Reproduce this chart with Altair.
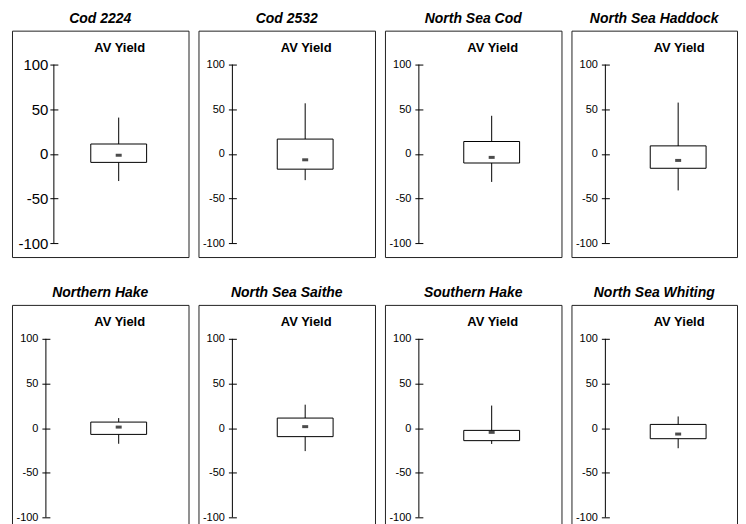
import altair as alt
import pandas as pd

# ---- data ----
stocks = ["Cod 2224", "Cod 2532", "North Sea Cod", "North Sea Haddock",
          "Northern Hake", "North Sea Saithe", "Southern Hake", "North Sea Whiting"]
whisker_low = [-30.5, -29.5, -31.5, -41.0, -17.6, -25.8, -17.8, -22.6]
box_q1 = [-9.6, -17.2, -10.3, -16.2, -7.1, -9.6, -14.1, -11.9]
box_q3 = [11.0, 16.5, 13.8, 8.9, 6.7, 11.2, -2.6, 4.1]
whisker_high = [40.6, 56.6, 42.6, 57.4, 11.2, 26.2, 25.2, 13.0]
mean_val = [-1.6, -6.7, -4.0, -7.4, 1.1, 1.6, -4.8, -6.7]
category = "AV Yield"
y_ticks = [-100, -50, 0, 50, 100]

df = pd.DataFrame({
    "stock": stocks, "low": whisker_low, "q1": box_q1, "q3": box_q3,
    "high": whisker_high, "mean": mean_val, "cat": [category] * len(stocks),
})

FONT = "Liberation Sans"
H = 227
WIDTHS = [177, 177, 177, 166, 177, 177, 177, 166]


def panel(i):
    name = stocks[i]
    big = (i == 0)
    axis_x = 42 if big else 34
    yscale = alt.Scale(domain=[-100, 100], range=[213, 34], nice=False, zero=False)
    xscale = alt.Scale(domain=[category], range=[50, 164], paddingInner=0, paddingOuter=0)
    yaxis = alt.Axis(values=y_ticks, domain=False, grid=False, tickSize=8,
                     tickColor="black", tickWidth=1, offset=-(axis_x + 4),
                     labelPadding=2 if big else 4, labelFontSize=15 if big else 11,
                     labelFont=FONT, labelColor="black",
                     labelExpr="'' + datum.value", title=None)
    base = alt.Chart(df).transform_filter(alt.datum.stock == name)
    axis_line = base.mark_rule(color="black", strokeWidth=1).encode(
        x=alt.value(axis_x), y=alt.datum(-100), y2=alt.datum(100))
    whisk = base.mark_rule(color="black", strokeWidth=1).encode(
        x=alt.X("cat:N", scale=xscale, axis=None),
        y=alt.Y("low:Q", scale=yscale, axis=yaxis),
        y2="high:Q")
    box = base.mark_bar(size=56, fill="white", stroke="black", strokeWidth=1).encode(
        x="cat:N", y="q1:Q", y2="q3:Q")
    mean = base.mark_tick(size=6, thickness=3, color="black").encode(
        x="cat:N", y="mean:Q")
    label = base.mark_text(font=FONT, fontSize=13, fontWeight="bold", color="black",
                           baseline="alphabetic", align="center", dx=1).encode(
        x="cat:N", y=alt.value(21), text="cat:N")
    return alt.layer(axis_line, whisk, box, mean, label).properties(
        width=WIDTHS[i], height=H,
        title=alt.TitleParams(name, fontSize=14, fontStyle="italic", fontWeight="bold",
                              font=FONT, color="black", anchor="middle",
                              baseline="alphabetic", offset=-6))


row1 = alt.hconcat(*[panel(i) for i in range(4)], spacing=10, bounds="flush")
row2 = alt.hconcat(*[panel(i) for i in range(4, 8)], spacing=10, bounds="flush")
chart = alt.vconcat(row1, row2, spacing=27).properties(
    padding={"left": 3, "top": 2, "right": 0, "bottom": 0},
    background="white",
).configure_view(stroke="#222", strokeWidth=1)

chart.save("out.html", embed_options={"renderer": "svg", "actions": False})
--------
## Stated task:
Copy each line above precisely, dropping the pictures.

## Result for this task:
Reproduce this chart with Altair.
import altair as alt
import pandas as pd

# ---- data ----
stocks = ["Cod 2224", "Cod 2532", "North Sea Cod", "North Sea Haddock",
          "Northern Hake", "North Sea Saithe", "Southern Hake", "North Sea Whiting"]
whisker_low = [-30.5, -29.5, -31.5, -41.0, -17.6, -25.8, -17.8, -22.6]
box_q1 = [-9.6, -17.2, -10.3, -16.2, -7.1, -9.6, -14.1, -11.9]
box_q3 = [11.0, 16.5, 13.8, 8.9, 6.7, 11.2, -2.6, 4.1]
whisker_high = [40.6, 56.6, 42.6, 57.4, 11.2, 26.2, 25.2, 13.0]
mean_val = [-1.6, -6.7, -4.0, -7.4, 1.1, 1.6, -4.8, -6.7]
category = "AV Yield"
y_ticks = [-100, -50, 0, 50, 100]

df = pd.DataFrame({
    "stock": stocks, "low": whisker_low, "q1": box_q1, "q3": box_q3,
    "high": whisker_high, "mean": mean_val, "cat": [category] * len(stocks),
})

FONT = "Liberation Sans"
H = 227
WIDTHS = [177, 177, 177, 166, 177, 177, 177, 166]


def panel(i):
    name = stocks[i]
    big = (i == 0)
    axis_x = 42 if big else 34
    yscale = alt.Scale(domain=[-100, 100], range=[213, 34], nice=False, zero=False)
    xscale = alt.Scale(domain=[category], range=[50, 164], paddingInner=0, paddingOuter=0)
    yaxis = alt.Axis(values=y_ticks, domain=False, grid=False, tickSize=8,
                     tickColor="black", tickWidth=1, offset=-(axis_x + 4),
                     labelPadding=2 if big else 4, labelFontSize=15 if big else 11,
                     labelFont=FONT, labelColor="black",
                     labelExpr="'' + datum.value", title=None)
    base = alt.Chart(df).transform_filter(alt.datum.stock == name)
    axis_line = base.mark_rule(color="black", strokeWidth=1).encode(
        x=alt.value(axis_x), y=alt.datum(-100), y2=alt.datum(100))
    whisk = base.mark_rule(color="black", strokeWidth=1).encode(
        x=alt.X("cat:N", scale=xscale, axis=None),
        y=alt.Y("low:Q", scale=yscale, axis=yaxis),
        y2="high:Q")
    box = base.mark_bar(size=56, fill="white", stroke="black", strokeWidth=1).encode(
        x="cat:N", y="q1:Q", y2="q3:Q")
    mean = base.mark_tick(size=6, thickness=3, color="black").encode(
        x="cat:N", y="mean:Q")
    label = base.mark_text(font=FONT, fontSize=13, fontWeight="bold", color="black",
                           baseline="alphabetic", align="center", dx=1).encode(
        x="cat:N", y=alt.value(21), text="cat:N")
    return alt.layer(axis_line, whisk, box, mean, label).properties(
        width=WIDTHS[i], height=H,
        title=alt.TitleParams(name, fontSize=14, fontStyle="italic", fontWeight="bold",
                              font=FONT, color="black", anchor="middle",
                              baseline="alphabetic", offset=-6))


row1 = alt.hconcat(*[panel(i) for i in range(4)], spacing=10, bounds="flush")
row2 = alt.hconcat(*[panel(i) for i in range(4, 8)], spacing=10, bounds="flush")
chart = alt.vconcat(row1, row2, spacing=27).properties(
    padding={"left": 3, "top": 2, "right": 0, "bottom": 0},
    background="white",
).configure_view(stroke="#222", strokeWidth=1)

chart.save("out.html", embed_options={"renderer": "svg", "actions": False})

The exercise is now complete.